I cannot but hold Dr Madden grossly culpable in making so unfounded a statement, since by taking the smallest pains he might have easily informed himself of the actual state of the facts, and have avoided exposing himself as he has done...First,...no portion whatever of the floor of the bath communicates with the heated air of the furnaces; on the contrary, the floor between them is hermetically sealed, is nine inches in thickness, and all the products of combustion pass directly to the main chimney of the building. Secondly, the slab in question is in immediate communication with the external air, and on opening the ventilator attached to it, becomes the coolest portion of the bath—the 'slab where water boils' becoming cooled down to 98º or 100º. 15

Griffith had, earlier in his letter, likened Madden to a lover who, 'deprived of the object of his affections, bemoans in touching terms the loss of his old friend of 35 years standing, the Hammam of Turkey and Egypt.' Now he goes on to deal with Madden's criticism of the use of coke to heat the Bray furnaces.

Instead of following senselessly or blindly the institutions of the East, it has been our aim to copy them in all that our reason approved, omitting those practices which seemed neither necessary nor desirable. We have not, for instance, set aside the use of coke, and had recourse to a less efficient and more expensive fuel—namely, wood, for the childish reason that they do so in the East, albeit, for this we have incurred the censure of Dr Madden.

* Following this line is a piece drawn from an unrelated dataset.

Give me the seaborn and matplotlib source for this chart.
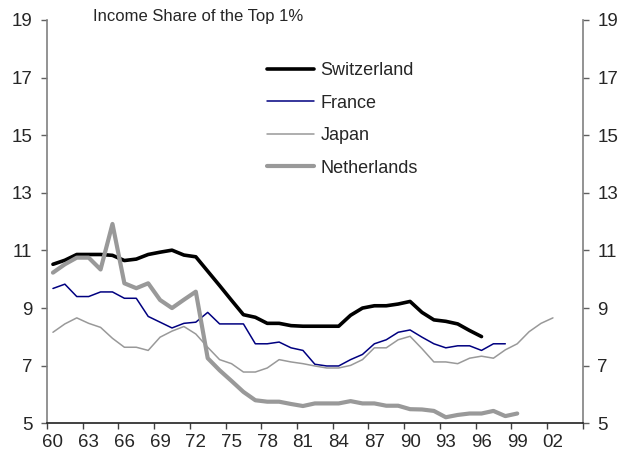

Does Dr Madden really think the Easterns, if placed in our position, would use wood instead of coke; if he does, he puts forward an argument against their shrewdness and intelligence, and gives us an additional reason for not blindly adopting all their practices; if he does not believe it, what is the meaning of his sneer about Brummagem ideas? 16

As 'Photophilus' claimed, the new Irish Bath did indeed repel the attack made upon it 'with a display of inherent vitality'.